To some, writing a letter to a person post humously may seem tacky and an attempt to gain some kind of attention, even ‘steal’ your ‘crown’. That is not my intention, I have my own experiences of being crowned in Australia, as an ‘Urban Aboriginal’ artist – underscored as that title is by racism and ‘primitivism’ – and I do not wear it well. My intention is in keeping with the integrity of my work in which appropriation and citation, sampling and remixing are an integral part, as are attempts to communicate a basic underlying humanity to the perception of ‘blackness’ in its philosophical and historical production within western cultural contexts. The works I have produced are ‘notes’, nothing more, to you and your work.

This emphasis on appropriation, citation, sampling and remixing returns us to Bennett’s preference for the Heraclitean river in constant flux as a symbol of his work (and identity) rather than the calm surface of Narcissus’ pool. Bennett identifies with Basquiat in a way transforms the enlightenment image of Plato’s cave into a disturbing, chaotic depiction of cultural contamination. Even the light ‘outside’ has to contend with the fire that spells out the Arabic of the Muslim mantra In the name of Allah, the Beneficent, the Merciful.

Bennett’s appropriation of Basquiat is in stark contrast with his invention of an artistic alter ego: John Citizen. Consider one of Citizen’s Interior works: Interior (Digital Art), 13 March 2005.

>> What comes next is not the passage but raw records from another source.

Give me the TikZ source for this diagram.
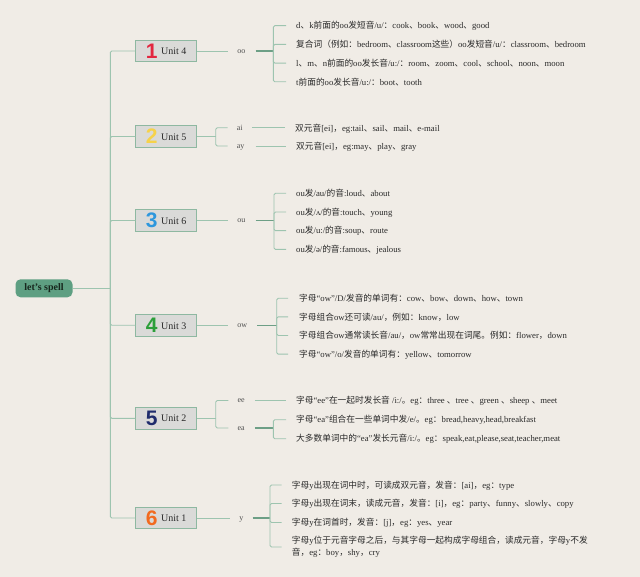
\documentclass[tikz,border=0pt]{standalone}
\usepackage{fontspec}
\setmainfont{Liberation Serif}
\newfontfamily\cjk{Noto Sans CJK SC}
\newfontfamily\digitfont{Liberation Sans}
\usetikzlibrary{positioning}
\definecolor{clrbg}{HTML}{F0ECE6}
\definecolor{clrtext}{HTML}{2A2A2A}
\definecolor{clrkey}{HTML}{505050}
\definecolor{clrbranch}{HTML}{9DC4AF}
\definecolor{clrstem}{HTML}{6D9F86}
\definecolor{clrboxline}{HTML}{8EB8A1}
\definecolor{clrboxfill}{HTML}{DADAD8}
\definecolor{clrroot}{HTML}{5E9F82}
\definecolor{clrroottext}{HTML}{17261D}
\definecolor{clrone}{HTML}{E3263F}
\definecolor{clrtwo}{HTML}{F6D24A}
\definecolor{clrthree}{HTML}{2D97DD}
\definecolor{clrfour}{HTML}{2C9F3A}
\definecolor{clrfive}{HTML}{1F2C6C}
\definecolor{clrsix}{HTML}{F26A1F}
% Chinese characters switch to the CJK font by themselves
\XeTeXinterchartokenstate=1
\newXeTeXintercharclass\zhclass
\newcount\zhcnt
\zhcnt="3000 \loop\XeTeXcharclass\zhcnt=\zhclass\advance\zhcnt by 1 \ifnum\zhcnt<"3040 \repeat
\zhcnt="4E00 \loop\XeTeXcharclass\zhcnt=\zhclass\advance\zhcnt by 1 \ifnum\zhcnt<"A000 \repeat
\zhcnt="FF00 \loop\XeTeXcharclass\zhcnt=\zhclass\advance\zhcnt by 1 \ifnum\zhcnt<"FFF0 \repeat
\XeTeXcharclass"201C=0 \XeTeXcharclass"201D=0
\XeTeXinterchartoks 0 \zhclass = {\begingroup\cjk}
\XeTeXinterchartoks 4095 \zhclass = {\begingroup\cjk}
\XeTeXinterchartoks \zhclass 0 = {\endgroup}
\XeTeXinterchartoks \zhclass 4095 = {\endgroup}
\newcommand\unitlabel[3]{\raisebox{-1.5pt}{\digitfont\bfseries\fontsize{21}{21}\selectfont\color{#1}#2}\hspace{3.5pt}\raisebox{2pt}{\fontsize{10}{12}\selectfont #3}}
\begin{document}
\begin{tikzpicture}[
    x=1pt, y=-1pt,
    every node/.style={font=\fontsize{8.7}{12}\selectfont, text=clrtext},
    rootbox/.style={fill=clrroot, rounded corners=5pt, minimum width=57pt, minimum height=18pt,
                    inner sep=0pt, font=\bfseries\fontsize{10}{12}\selectfont, text=clrroottext},
    unitbox/.style={draw=clrboxline, fill=clrboxfill, minimum width=61pt, minimum height=21.5pt,
                    inner sep=0pt, line width=0.8pt},
    keylabel/.style={inner sep=0pt, text height=1ex, text depth=0pt, font=\fontsize{8}{9}\selectfont, text=clrkey},
    tip/.style={anchor=west, inner sep=2pt, text height=6.5pt, text depth=0pt},
    tipwrap/.style={anchor=west, inner sep=2pt, align=left},
    branch/.style={draw=clrbranch, line width=0.9pt, rounded corners=1.5pt},
    stem/.style={draw=clrstem, line width=1.2pt},
]
\useasboundingbox (0,0) rectangle (640,577);
\fill[clrbg] (0,0) rectangle (640,577);
\node[rootbox] (root) at (44,288.3) {let's spell};
\coordinate (trunk) at (110.3,288.3);
\node[unitbox] (u_4) at (166.2,51) {\unitlabel{clrone}{1}{Unit 4}};
\node[unitbox] (u_5) at (166.2,136.5) {\unitlabel{clrtwo}{2}{Unit 5}};
\node[unitbox] (u_6) at (166.2,220.5) {\unitlabel{clrthree}{3}{Unit 6}};
\node[unitbox] (u_3) at (166.2,325.3) {\unitlabel{clrfour}{4}{Unit 3}};
\node[unitbox] (u_2) at (166.2,418.3) {\unitlabel{clrfive}{5}{Unit 2}};
\node[unitbox] (u_1) at (166.2,518) {\unitlabel{clrsix}{6}{Unit 1}};
% keys
\node[keylabel, right=40pt of u_4.east] (k_4) {oo};
\node[keylabel, anchor=west] (k_5a) at (236.7,127.8) {ai};
\node[keylabel, anchor=west] (k_5b) at (236.7,146) {ay};
\node[keylabel, right=40pt of u_6.east] (k_6) {ou};
\node[keylabel, right=40pt of u_3.east] (k_3) {ow};
\node[keylabel, anchor=west] (k_2a) at (237.3,400.5) {ee};
\node[keylabel, anchor=west] (k_2b) at (237.3,428) {ea};
\node[keylabel, right=42pt of u_1.east] (k_1) {y};
\coordinate (b_4) at (273.3,51);
\coordinate (b_5) at (215.7,136.5);
\coordinate (b_6) at (274,220.5);
\coordinate (b_3) at (276.7,325.3);
\coordinate (b_2) at (215.7,418.3);
\coordinate (b_2ea) at (273.3,428);
\coordinate (b_1) at (270,518);
% Unit 4
\node[tip] (t_4_1) at (294,25.7) {d、k前面的oo发短音/u/：cook、book、wood、good};
\node[tip, below=18.7pt of t_4_1.west, anchor=west] (t_4_2) {复合词（例如：bedroom、classroom这些）oo发短音/u/：classroom、bedroom};
\node[tip, below=18.7pt of t_4_2.west, anchor=west] (t_4_3) {l、m、n前面的oo发长音/u:/：room、zoom、cool、school、noon、moon};
\node[tip, below=18.7pt of t_4_3.west, anchor=west] (t_4_4) {t前面的oo发长音/u:/：boot、tooth};
% Unit 5
\node[tip] (t_5_1) at (293,127.8) {双元音[ei]，eg:tail、sail、mail、e-mail};
\node[tip] (t_5_2) at (294,146) {双元音[ei]，eg:may、play、gray};
% Unit 6
\node[tip] (t_6_1) at (294,193.3) {ou发/au/的音:loud、about};
\node[tip, below=18.7pt of t_6_1.west, anchor=west] (t_6_2) {ou发/ʌ/的音:touch、young};
\node[tip, below=18.7pt of t_6_2.west, anchor=west] (t_6_3) {ou发/u:/的音:soup、route};
\node[tip, below=18.7pt of t_6_3.west, anchor=west] (t_6_4) {ou发/ə/的音:famous、jealous};
% Unit 3
\node[tip] (t_3_1) at (297,298.3) {字母“ow”/D/发音的单词有：cow、bow、down、how、town};
\node[tip, below=18.6pt of t_3_1.west, anchor=west] (t_3_2) {字母组合ow还可读/au/，例如：know，low};
\node[tip, below=18.6pt of t_3_2.west, anchor=west] (t_3_3) {字母组合ow通常读长音/au/，ow常常出现在词尾。例如：flower，down};
\node[tip, below=18.6pt of t_3_3.west, anchor=west] (t_3_4) {字母“ow”/o/发音的单词有：yellow、tomorrow};
% Unit 2
\node[tip] (t_2_1) at (294,400.5) {字母“ee”在一起时发长音 /i:/。eg：three 、tree 、green 、sheep 、meet};
\node[tip] (t_2_2) at (294,419.7) {字母“ea”组合在一些单词中发/e/。eg：bread,heavy,head,breakfast};
\node[tip, below=19pt of t_2_2.west, anchor=west] (t_2_3) {大多数单词中的“ea”发长元音/i:/。eg：speak,eat,please,seat,teacher,meat};
% Unit 1
\node[tip] (t_1_1) at (289.7,485) {字母y出现在词中时，可读成双元音，发音：[ai]，eg：type};
\node[tip, below=18.5pt of t_1_1.west, anchor=west] (t_1_2) {字母y出现在词末，读成元音，发音：[i]，eg：party、funny、slowly、copy};
\node[tip, below=19pt of t_1_2.west, anchor=west] (t_1_3) {字母y在词首时，发音：[j]，eg：yes、year};
\node[tipwrap] (t_1_4) at (289.7,547) {字母y位于元音字母之后，与其字母一起构成字母组合，读成元音，字母y不发\\音，eg：boy，shy，cry};
% trunk
\draw[branch] (root.east) -- (trunk);
\draw[branch] (trunk) |- (u_4.west);
\draw[branch] (trunk) |- (u_5.west);
\draw[branch] (trunk) |- (u_6.west);
\draw[branch] (trunk) |- (u_3.west);
\draw[branch] (trunk) |- (u_2.west);
\draw[branch] (trunk) |- (u_1.west);
% Unit 4
\draw[branch, shorten >=9pt] (u_4.east) -- (k_4.west);
\draw[stem, shorten <=10pt] (k_4.east) -- (b_4);
\draw[branch] (b_4) |- ([xshift=-8pt]t_4_1.west);
\draw[branch] (b_4) |- ([xshift=-8pt]t_4_2.west);
\draw[branch] (b_4) |- ([xshift=-8pt]t_4_3.west);
\draw[branch] (b_4) |- ([xshift=-8pt]t_4_4.west);
% Unit 5
\draw[branch] (u_5.east) -- (b_5);
\draw[branch] (b_5) |- ([xshift=-9pt]k_5a.west);
\draw[branch] (b_5) |- ([xshift=-9pt]k_5b.west);
\draw[branch, shorten <=9pt] (k_5a.east) -- ([xshift=-8pt]t_5_1.west);
\draw[branch, shorten <=11pt] (k_5b.east) -- ([xshift=-8pt]t_5_2.west);
% Unit 6
\draw[branch, shorten >=9pt] (u_6.east) -- (k_6.west);
\draw[stem, shorten <=10pt] (k_6.east) -- (b_6);
\draw[branch] (b_6) |- ([xshift=-8pt]t_6_1.west);
\draw[branch] (b_6) |- ([xshift=-8pt]t_6_2.west);
\draw[branch] (b_6) |- ([xshift=-8pt]t_6_3.west);
\draw[branch] (b_6) |- ([xshift=-8pt]t_6_4.west);
% Unit 3
\draw[branch, shorten >=9pt] (u_3.east) -- (k_3.west);
\draw[stem, shorten <=10pt] (k_3.east) -- (b_3);
\draw[branch] (b_3) |- ([xshift=-9pt]t_3_1.west);
\draw[branch] (b_3) |- ([xshift=-9pt]t_3_2.west);
\draw[branch] (b_3) |- ([xshift=-9pt]t_3_3.west);
\draw[branch] (b_3) |- ([xshift=-9pt]t_3_4.west);
% Unit 2
\draw[branch] (u_2.east) -- (b_2);
\draw[branch] (b_2) |- ([xshift=-9pt]k_2a.west);
\draw[branch] (b_2) |- ([xshift=-9pt]k_2b.west);
\draw[branch, shorten <=10pt] (k_2a.east) -- ([xshift=-8pt]t_2_1.west);
\draw[stem, shorten <=10pt] (k_2b.east) -- (b_2ea);
\draw[branch] (b_2ea) |- ([xshift=-8pt]t_2_2.west);
\draw[branch] (b_2ea) |- ([xshift=-8pt]t_2_3.west);
% Unit 1
\draw[branch, shorten >=9pt] (u_1.east) -- (k_1.west);
\draw[stem, shorten <=9pt] (k_1.east) -- (b_1);
\draw[branch] (b_1) |- ([xshift=-8pt]t_1_1.west);
\draw[branch] (b_1) |- ([xshift=-8pt]t_1_2.west);
\draw[branch] (b_1) |- ([xshift=-8pt]t_1_3.west);
\draw[branch] (b_1) |- ([xshift=-8pt]t_1_4.west);
\end{tikzpicture}
\end{document}
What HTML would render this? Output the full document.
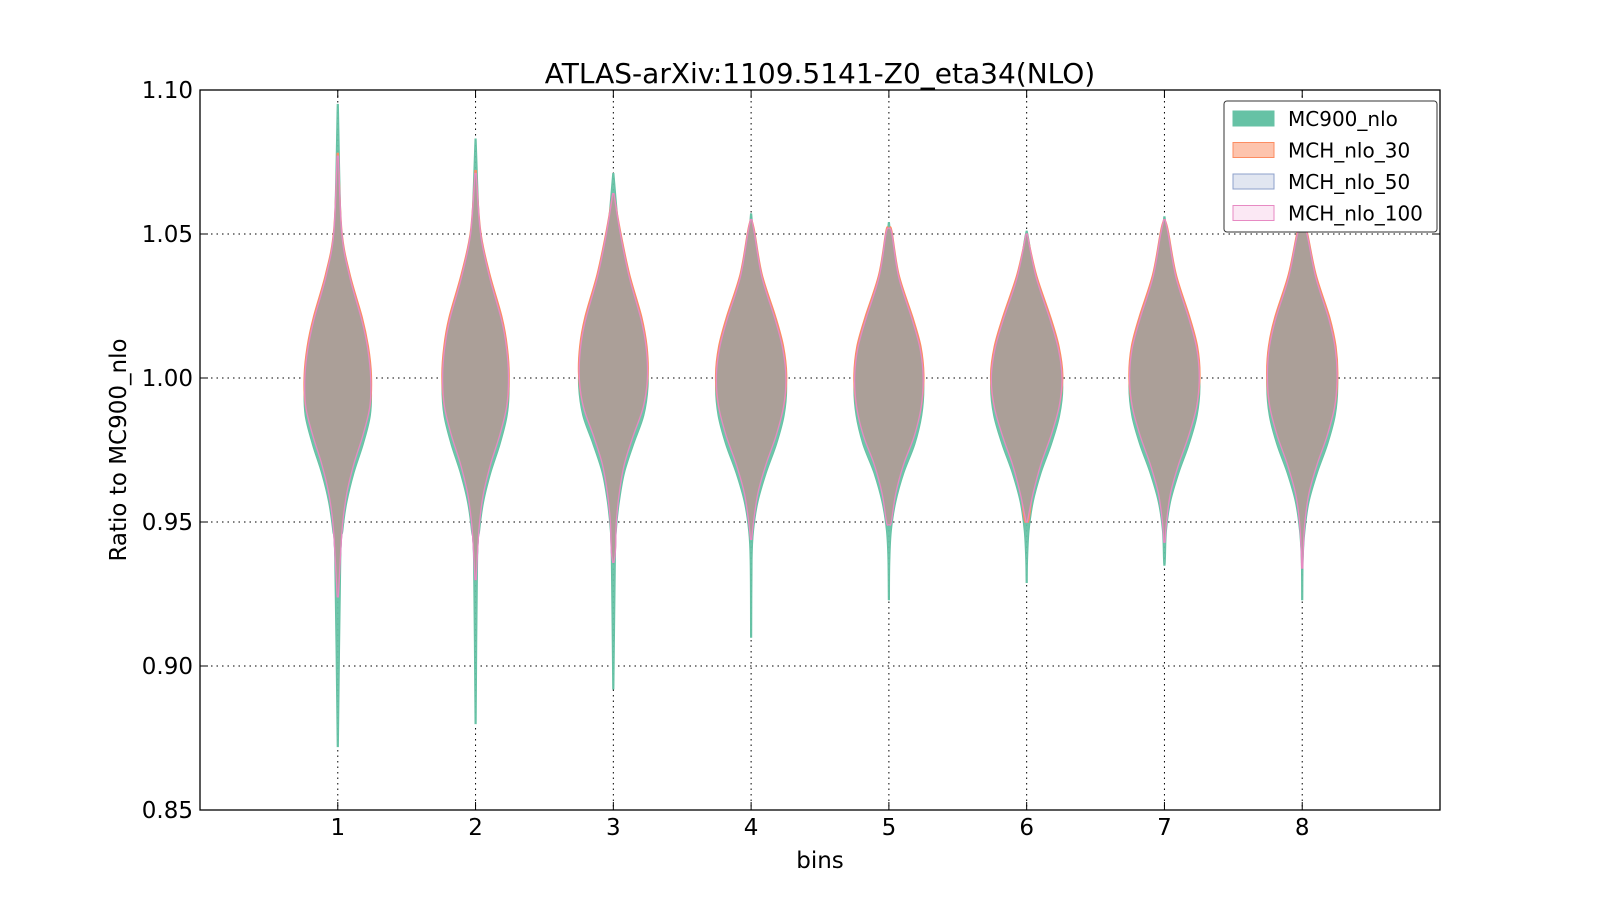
<!DOCTYPE html>
<html><head><meta charset="utf-8"><style>
body{margin:0;background:#fff;}
svg text{font-family:"DejaVu Sans","Liberation Sans",sans-serif;fill:#000;}
</style></head><body>
<svg id="chart" width="1600" height="900" xmlns="http://www.w3.org/2000/svg">
<rect width="1600" height="900" fill="#fff"/>
<g id="grid"></g>
<g id="violins"></g>
<rect x="200" y="90" width="1240" height="720" fill="none" stroke="#000" stroke-width="1.3"/>
<g id="axes"></g>
<text x="820" y="83" font-size="28" text-anchor="middle">ATLAS-arXiv:1109.5141-Z0_eta34(NLO)</text>
<text x="820" y="868" font-size="23" text-anchor="middle">bins</text>
<text transform="translate(126,450) rotate(-90)" font-size="23" text-anchor="middle">Ratio to MC900_nlo</text>
<g>
<rect x="1224" y="101" width="213" height="131" rx="3" fill="#fff" stroke="#333" stroke-width="1"/>
<g id="legend"></g>
</g>
</svg>
<script>
const bins=[1,2,3,4,5,6,7,8];
const levels=[1.05,1.035,1.02,1.01,1.0,0.99,0.98,0.97,0.96,0.95,0.94];
const widths=[
[0.030,0.089,0.178,0.222,0.244,0.237,0.185,0.118,0.067,0.037,0.022],
[0.037,0.104,0.193,0.230,0.244,0.230,0.178,0.111,0.059,0.030,0.015],
[0.052,0.118,0.207,0.244,0.252,0.222,0.148,0.081,0.044,0.022,0.015],
[0.025,0.080,0.180,0.235,0.258,0.240,0.185,0.110,0.050,0.018,0.007],
[0.022,0.073,0.174,0.232,0.254,0.239,0.189,0.109,0.051,0.018,0.007],
[0.020,0.070,0.175,0.235,0.262,0.240,0.180,0.105,0.048,0.018,0.007],
[0.028,0.085,0.185,0.240,0.258,0.238,0.180,0.105,0.045,0.015,0.007],
[0.035,0.100,0.200,0.245,0.258,0.240,0.185,0.110,0.050,0.020,0.007]];
const seriesNames=["MC900_nlo","MCH_nlo_30","MCH_nlo_50","MCH_nlo_100"];
const seriesTop=[
[1.095,1.083,1.071,1.057,1.054,1.051,1.056,1.055],
[1.078,1.072,1.064,1.055,1.052,1.050,1.055,1.053],
[1.076,1.070,1.063,1.054,1.051,1.049,1.054,1.052],
[1.077,1.071,1.064,1.055,1.052,1.050,1.055,1.053]];
const seriesBottom=[
[0.872,0.880,0.892,0.910,0.923,0.929,0.935,0.923],
[0.925,0.932,0.937,0.945,0.950,0.950,0.945,0.935],
[0.926,0.931,0.938,0.946,0.950,0.951,0.944,0.936],
[0.924,0.930,0.936,0.944,0.949,0.950,0.943,0.934]];
const seriesShift=[-0.003,0.001,0.0,0.0];
const seriesScale=[1.0,1.0,0.97,0.98];
const strokes=["#66c2a5","#fc8d62","#8da0cb","#e78ac3"];
const fills=["#66c2a5","#ab9f98","#ab9f98","#ab9f98"];
const legFills=["#66c2a5","#fdc4ad","#e1e6f1","#fbe8f4"];
const yTicks=[0.85,0.90,0.95,1.00,1.05,1.10];
const yTickLabels=["0.85","0.90","0.95","1.00","1.05","1.10"];

const PX=1240/9;
const X=v=>200+v*PX;
const Y=v=>90+(1.10-v)*(720/0.25);
const NS="http://www.w3.org/2000/svg";
function mk(t,a,p){const e=document.createElementNS(NS,t);for(const k in a)e.setAttribute(k,a[k]);p.appendChild(e);return e;}
const grid=document.getElementById('grid'),axes=document.getElementById('axes');
bins.forEach(b=>{
  const g=mk('line',{x1:X(b),x2:X(b),y1:90,y2:810,stroke:'#000','stroke-width':1,'stroke-dasharray':'1.5,4'},grid);
  
  
  const t=mk('line',{x1:X(b),x2:X(b),y1:810,y2:802,stroke:'#000'},axes);
  
  
  const t2=mk('line',{x1:X(b),x2:X(b),y1:90,y2:98,stroke:'#000'},axes);
  
  
  const l=mk('text',{x:X(b),y:835,'font-size':23,'text-anchor':'middle'},axes);
  l.textContent=b;
  
  
});
yTicks.forEach((v,i)=>{
  if(i>0&&i<yTicks.length-1){
  const g=mk('line',{x1:200,x2:1440,y1:Y(v),y2:Y(v),stroke:'#000','stroke-width':1,'stroke-dasharray':'1.5,4'},grid);
  
  }
  const t=mk('line',{x1:200,x2:208,y1:Y(v),y2:Y(v),stroke:'#000'},axes);
  
  
  const t2=mk('line',{x1:1432,x2:1440,y1:Y(v),y2:Y(v),stroke:'#000'},axes);
  
  
  const l=mk('text',{x:193,y:Y(v)+8,'font-size':23,'text-anchor':'end'},axes);
  l.textContent=yTickLabels[i];
  
  
});
function smooth(pts){
  let d='M'+pts[0][0]+','+pts[0][1];
  for(let i=0;i<pts.length-1;i++){
    const p0=pts[Math.max(0,i-1)],p1=pts[i],p2=pts[i+1],p3=pts[Math.min(pts.length-1,i+2)];
    const c1=[p1[0]+(p2[0]-p0[0])/6,p1[1]+(p2[1]-p0[1])/6],c2=[p2[0]-(p3[0]-p1[0])/6,p2[1]-(p3[1]-p1[1])/6];
    d+=' C'+c1[0].toFixed(1)+','+c1[1].toFixed(1)+' '+c2[0].toFixed(1)+','+c2[1].toFixed(1)+' '+p2[0].toFixed(1)+','+p2[1].toFixed(1);
  }
  return d;
}
const vg=document.getElementById('violins');
seriesNames.forEach((s,si)=>{
  bins.forEach((b,bi)=>{
    const cx=X(b);
    const top=seriesTop[si][bi],bot=seriesBottom[si][bi];
    const right=[[cx+0.6,Y(top)]];
    levels.forEach((lv,li)=>{const y=lv+seriesShift[si];if(y<top&&y>bot)right.push([cx+Math.max(0.6,widths[bi][li]*PX*seriesScale[si]),Y(y)]);});
    right.push([cx+0.6,Y(bot)]);
    const left=right.slice().reverse().map(p=>[2*cx-p[0],p[1]]);
    const d=smooth(right)+' L'+left[0][0].toFixed(1)+','+left[0][1].toFixed(1)+smooth(left).replace(/^M[^C]*/,'')+' Z';
    const p=mk('path',{d:d,fill:fills[si],stroke:strokes[si],'stroke-width':si==0?1:1.3,'fill-opacity':si==0?0.95:1},vg);
    
    
  });
});
const lg=document.getElementById('legend');
seriesNames.forEach((s,i)=>{
  const y=111+i*31.5;
  const r=mk('rect',{x:1233,y:y,width:41,height:15,fill:legFills[i],stroke:strokes[i],'stroke-width':1},lg);
  
  
  const t=mk('text',{x:1288,y:y+15,'font-size':20},lg);
  t.textContent=s;
  
  
});
</script>
</body></html>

In his 2006 essay on this invented artist (‘Who is John Citizen?’), art historian Ian McLean (who also contributed an essay to Be Polite) interprets Citizen’s work in terms of ideas of the self, mirroring and Plato’s cave:

Art is a type of disguise, mask or mirror rather than a window onto the soul…a disguise by which the artist can be something more than himself, and a mirror that reflects back to the audience their own selves and the world they live in. John Citizen exists in the artistic landscape as an invention of Gordon Bennett’s, not an identity or alter ego, but transparently a type of disguise. John Citizen’s first body of work in 1995, exhibited at Sutton Gallery, commented on Gordon Bennett’s art, through the appropriation of his powerful body of “welt” works (1992/93). There is constant reflection between the two practices, with one not disengaged from the other. Though, as Ian McLean goes on to suggest, in the recent Interiors series, John Citizen has become his own artist as if he no longer needs the inspiration of Gordon Bennett. Gordon Bennett has made paintings of the interior, but their deconstructions of the myths of Australia’s colonial history were altogether different. The interior, a metaphor for both John Citizen and Gordon Bennett of Plato’s cave and other myths of the psyche, is the proverbial stage of identity. However John Citizen’s contemporary Interiors, modernist utopias, placeless rooms with monochrome paintings, have completely foreclosed on Gordon Bennett’s maps of contested colonial identities.

Through his work as Citizen, Bennett therefore finds a way to include the reflective Narcissistic pool alongside his disruptive Heraclitean river, both of which act as topographical markers within the interior of Plato’s cave.